- JOB:
Transcribe all of the material exactly.

- SUPPLIED INFORMATION:
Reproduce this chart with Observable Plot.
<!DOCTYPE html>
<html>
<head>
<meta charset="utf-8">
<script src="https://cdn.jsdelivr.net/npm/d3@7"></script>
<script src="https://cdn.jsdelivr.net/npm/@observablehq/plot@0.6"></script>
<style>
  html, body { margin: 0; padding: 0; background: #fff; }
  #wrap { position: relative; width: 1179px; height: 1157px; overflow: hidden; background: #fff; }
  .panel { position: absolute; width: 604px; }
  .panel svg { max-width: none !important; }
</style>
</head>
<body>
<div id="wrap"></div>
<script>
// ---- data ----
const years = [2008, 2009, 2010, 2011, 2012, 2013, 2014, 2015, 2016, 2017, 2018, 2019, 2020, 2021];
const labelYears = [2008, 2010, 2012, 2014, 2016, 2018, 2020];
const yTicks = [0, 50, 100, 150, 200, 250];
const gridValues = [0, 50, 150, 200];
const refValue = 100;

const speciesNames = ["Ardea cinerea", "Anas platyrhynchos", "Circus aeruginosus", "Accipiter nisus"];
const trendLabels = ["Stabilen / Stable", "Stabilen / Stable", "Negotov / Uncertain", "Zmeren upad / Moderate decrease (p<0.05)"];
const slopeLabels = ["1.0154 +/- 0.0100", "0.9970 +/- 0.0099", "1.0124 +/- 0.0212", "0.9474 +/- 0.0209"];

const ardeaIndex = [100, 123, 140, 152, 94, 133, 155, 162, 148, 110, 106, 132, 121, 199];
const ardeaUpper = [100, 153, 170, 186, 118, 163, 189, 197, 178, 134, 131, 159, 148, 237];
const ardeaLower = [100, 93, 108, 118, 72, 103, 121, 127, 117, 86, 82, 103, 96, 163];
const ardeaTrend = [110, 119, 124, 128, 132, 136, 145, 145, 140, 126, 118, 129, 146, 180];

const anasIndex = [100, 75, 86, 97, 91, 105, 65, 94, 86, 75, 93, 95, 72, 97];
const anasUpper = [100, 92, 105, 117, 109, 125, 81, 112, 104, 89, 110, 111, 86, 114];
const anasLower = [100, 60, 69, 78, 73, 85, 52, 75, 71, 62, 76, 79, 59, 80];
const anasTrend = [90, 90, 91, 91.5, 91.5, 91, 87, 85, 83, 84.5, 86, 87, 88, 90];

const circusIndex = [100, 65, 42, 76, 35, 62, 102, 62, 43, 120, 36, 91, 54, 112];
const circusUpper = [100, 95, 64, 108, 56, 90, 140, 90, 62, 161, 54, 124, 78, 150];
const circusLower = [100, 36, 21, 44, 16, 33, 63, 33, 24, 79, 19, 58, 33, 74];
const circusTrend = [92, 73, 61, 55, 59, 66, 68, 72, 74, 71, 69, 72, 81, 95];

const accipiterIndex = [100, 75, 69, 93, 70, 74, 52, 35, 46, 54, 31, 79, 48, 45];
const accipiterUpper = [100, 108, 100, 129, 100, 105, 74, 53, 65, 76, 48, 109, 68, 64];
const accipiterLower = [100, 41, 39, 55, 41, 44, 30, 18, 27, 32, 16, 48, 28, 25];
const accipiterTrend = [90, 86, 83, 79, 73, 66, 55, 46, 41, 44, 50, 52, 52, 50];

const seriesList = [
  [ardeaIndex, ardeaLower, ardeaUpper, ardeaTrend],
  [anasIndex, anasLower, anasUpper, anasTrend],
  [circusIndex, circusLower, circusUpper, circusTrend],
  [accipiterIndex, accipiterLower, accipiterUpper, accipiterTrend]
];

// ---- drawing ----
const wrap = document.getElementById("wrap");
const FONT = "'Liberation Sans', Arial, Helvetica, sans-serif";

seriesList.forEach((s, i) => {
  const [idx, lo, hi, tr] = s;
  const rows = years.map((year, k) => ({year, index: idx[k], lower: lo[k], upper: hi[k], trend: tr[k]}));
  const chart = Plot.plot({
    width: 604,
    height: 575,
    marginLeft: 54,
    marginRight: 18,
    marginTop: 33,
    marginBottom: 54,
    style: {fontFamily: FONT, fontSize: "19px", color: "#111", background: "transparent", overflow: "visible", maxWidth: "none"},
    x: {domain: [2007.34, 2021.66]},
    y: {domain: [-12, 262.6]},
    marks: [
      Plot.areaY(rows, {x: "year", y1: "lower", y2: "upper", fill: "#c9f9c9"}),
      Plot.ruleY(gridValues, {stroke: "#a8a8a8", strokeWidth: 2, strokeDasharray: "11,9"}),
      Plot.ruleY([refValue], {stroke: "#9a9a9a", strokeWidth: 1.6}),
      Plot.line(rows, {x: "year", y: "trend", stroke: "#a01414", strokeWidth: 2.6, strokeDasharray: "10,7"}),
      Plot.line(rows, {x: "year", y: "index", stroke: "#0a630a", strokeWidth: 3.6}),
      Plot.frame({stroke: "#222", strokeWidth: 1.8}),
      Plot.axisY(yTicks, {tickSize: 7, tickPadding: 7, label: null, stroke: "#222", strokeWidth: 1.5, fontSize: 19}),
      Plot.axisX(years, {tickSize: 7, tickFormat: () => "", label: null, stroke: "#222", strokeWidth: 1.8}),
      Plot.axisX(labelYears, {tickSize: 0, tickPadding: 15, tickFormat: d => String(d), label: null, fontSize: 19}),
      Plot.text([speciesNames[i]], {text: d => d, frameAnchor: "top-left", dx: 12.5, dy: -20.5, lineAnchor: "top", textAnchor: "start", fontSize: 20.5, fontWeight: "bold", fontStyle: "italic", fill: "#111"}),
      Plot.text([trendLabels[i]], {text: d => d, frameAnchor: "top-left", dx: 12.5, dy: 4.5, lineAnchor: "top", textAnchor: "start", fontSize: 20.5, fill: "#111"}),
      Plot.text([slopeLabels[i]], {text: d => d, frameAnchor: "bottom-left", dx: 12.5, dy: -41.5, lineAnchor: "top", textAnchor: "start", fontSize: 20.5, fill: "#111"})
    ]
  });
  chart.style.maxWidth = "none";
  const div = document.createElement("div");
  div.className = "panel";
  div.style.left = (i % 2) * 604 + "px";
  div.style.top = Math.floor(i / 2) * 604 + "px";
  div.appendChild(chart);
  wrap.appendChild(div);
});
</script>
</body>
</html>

- TASK RESULT:
Reproduce this chart with Observable Plot.
<!DOCTYPE html>
<html>
<head>
<meta charset="utf-8">
<script src="https://cdn.jsdelivr.net/npm/d3@7"></script>
<script src="https://cdn.jsdelivr.net/npm/@observablehq/plot@0.6"></script>
<style>
  html, body { margin: 0; padding: 0; background: #fff; }
  #wrap { position: relative; width: 1179px; height: 1157px; overflow: hidden; background: #fff; }
  .panel { position: absolute; width: 604px; }
  .panel svg { max-width: none !important; }
</style>
</head>
<body>
<div id="wrap"></div>
<script>
// ---- data ----
const years = [2008, 2009, 2010, 2011, 2012, 2013, 2014, 2015, 2016, 2017, 2018, 2019, 2020, 2021];
const labelYears = [2008, 2010, 2012, 2014, 2016, 2018, 2020];
const yTicks = [0, 50, 100, 150, 200, 250];
const gridValues = [0, 50, 150, 200];
const refValue = 100;

const speciesNames = ["Ardea cinerea", "Anas platyrhynchos", "Circus aeruginosus", "Accipiter nisus"];
const trendLabels = ["Stabilen / Stable", "Stabilen / Stable", "Negotov / Uncertain", "Zmeren upad / Moderate decrease (p<0.05)"];
const slopeLabels = ["1.0154 +/- 0.0100", "0.9970 +/- 0.0099", "1.0124 +/- 0.0212", "0.9474 +/- 0.0209"];

const ardeaIndex = [100, 123, 140, 152, 94, 133, 155, 162, 148, 110, 106, 132, 121, 199];
const ardeaUpper = [100, 153, 170, 186, 118, 163, 189, 197, 178, 134, 131, 159, 148, 237];
const ardeaLower = [100, 93, 108, 118, 72, 103, 121, 127, 117, 86, 82, 103, 96, 163];
const ardeaTrend = [110, 119, 124, 128, 132, 136, 145, 145, 140, 126, 118, 129, 146, 180];

const anasIndex = [100, 75, 86, 97, 91, 105, 65, 94, 86, 75, 93, 95, 72, 97];
const anasUpper = [100, 92, 105, 117, 109, 125, 81, 112, 104, 89, 110, 111, 86, 114];
const anasLower = [100, 60, 69, 78, 73, 85, 52, 75, 71, 62, 76, 79, 59, 80];
const anasTrend = [90, 90, 91, 91.5, 91.5, 91, 87, 85, 83, 84.5, 86, 87, 88, 90];

const circusIndex = [100, 65, 42, 76, 35, 62, 102, 62, 43, 120, 36, 91, 54, 112];
const circusUpper = [100, 95, 64, 108, 56, 90, 140, 90, 62, 161, 54, 124, 78, 150];
const circusLower = [100, 36, 21, 44, 16, 33, 63, 33, 24, 79, 19, 58, 33, 74];
const circusTrend = [92, 73, 61, 55, 59, 66, 68, 72, 74, 71, 69, 72, 81, 95];

const accipiterIndex = [100, 75, 69, 93, 70, 74, 52, 35, 46, 54, 31, 79, 48, 45];
const accipiterUpper = [100, 108, 100, 129, 100, 105, 74, 53, 65, 76, 48, 109, 68, 64];
const accipiterLower = [100, 41, 39, 55, 41, 44, 30, 18, 27, 32, 16, 48, 28, 25];
const accipiterTrend = [90, 86, 83, 79, 73, 66, 55, 46, 41, 44, 50, 52, 52, 50];

const seriesList = [
  [ardeaIndex, ardeaLower, ardeaUpper, ardeaTrend],
  [anasIndex, anasLower, anasUpper, anasTrend],
  [circusIndex, circusLower, circusUpper, circusTrend],
  [accipiterIndex, accipiterLower, accipiterUpper, accipiterTrend]
];

// ---- drawing ----
const wrap = document.getElementById("wrap");
const FONT = "'Liberation Sans', Arial, Helvetica, sans-serif";

seriesList.forEach((s, i) => {
  const [idx, lo, hi, tr] = s;
  const rows = years.map((year, k) => ({year, index: idx[k], lower: lo[k], upper: hi[k], trend: tr[k]}));
  const chart = Plot.plot({
    width: 604,
    height: 575,
    marginLeft: 54,
    marginRight: 18,
    marginTop: 33,
    marginBottom: 54,
    style: {fontFamily: FONT, fontSize: "19px", color: "#111", background: "transparent", overflow: "visible", maxWidth: "none"},
    x: {domain: [2007.34, 2021.66]},
    y: {domain: [-12, 262.6]},
    marks: [
      Plot.areaY(rows, {x: "year", y1: "lower", y2: "upper", fill: "#c9f9c9"}),
      Plot.ruleY(gridValues, {stroke: "#a8a8a8", strokeWidth: 2, strokeDasharray: "11,9"}),
      Plot.ruleY([refValue], {stroke: "#9a9a9a", strokeWidth: 1.6}),
      Plot.line(rows, {x: "year", y: "trend", stroke: "#a01414", strokeWidth: 2.6, strokeDasharray: "10,7"}),
      Plot.line(rows, {x: "year", y: "index", stroke: "#0a630a", strokeWidth: 3.6}),
      Plot.frame({stroke: "#222", strokeWidth: 1.8}),
      Plot.axisY(yTicks, {tickSize: 7, tickPadding: 7, label: null, stroke: "#222", strokeWidth: 1.5, fontSize: 19}),
      Plot.axisX(years, {tickSize: 7, tickFormat: () => "", label: null, stroke: "#222", strokeWidth: 1.8}),
      Plot.axisX(labelYears, {tickSize: 0, tickPadding: 15, tickFormat: d => String(d), label: null, fontSize: 19}),
      Plot.text([speciesNames[i]], {text: d => d, frameAnchor: "top-left", dx: 12.5, dy: -20.5, lineAnchor: "top", textAnchor: "start", fontSize: 20.5, fontWeight: "bold", fontStyle: "italic", fill: "#111"}),
      Plot.text([trendLabels[i]], {text: d => d, frameAnchor: "top-left", dx: 12.5, dy: 4.5, lineAnchor: "top", textAnchor: "start", fontSize: 20.5, fill: "#111"}),
      Plot.text([slopeLabels[i]], {text: d => d, frameAnchor: "bottom-left", dx: 12.5, dy: -41.5, lineAnchor: "top", textAnchor: "start", fontSize: 20.5, fill: "#111"})
    ]
  });
  chart.style.maxWidth = "none";
  const div = document.createElement("div");
  div.className = "panel";
  div.style.left = (i % 2) * 604 + "px";
  div.style.top = Math.floor(i / 2) * 604 + "px";
  div.appendChild(chart);
  wrap.appendChild(div);
});
</script>
</body>
</html>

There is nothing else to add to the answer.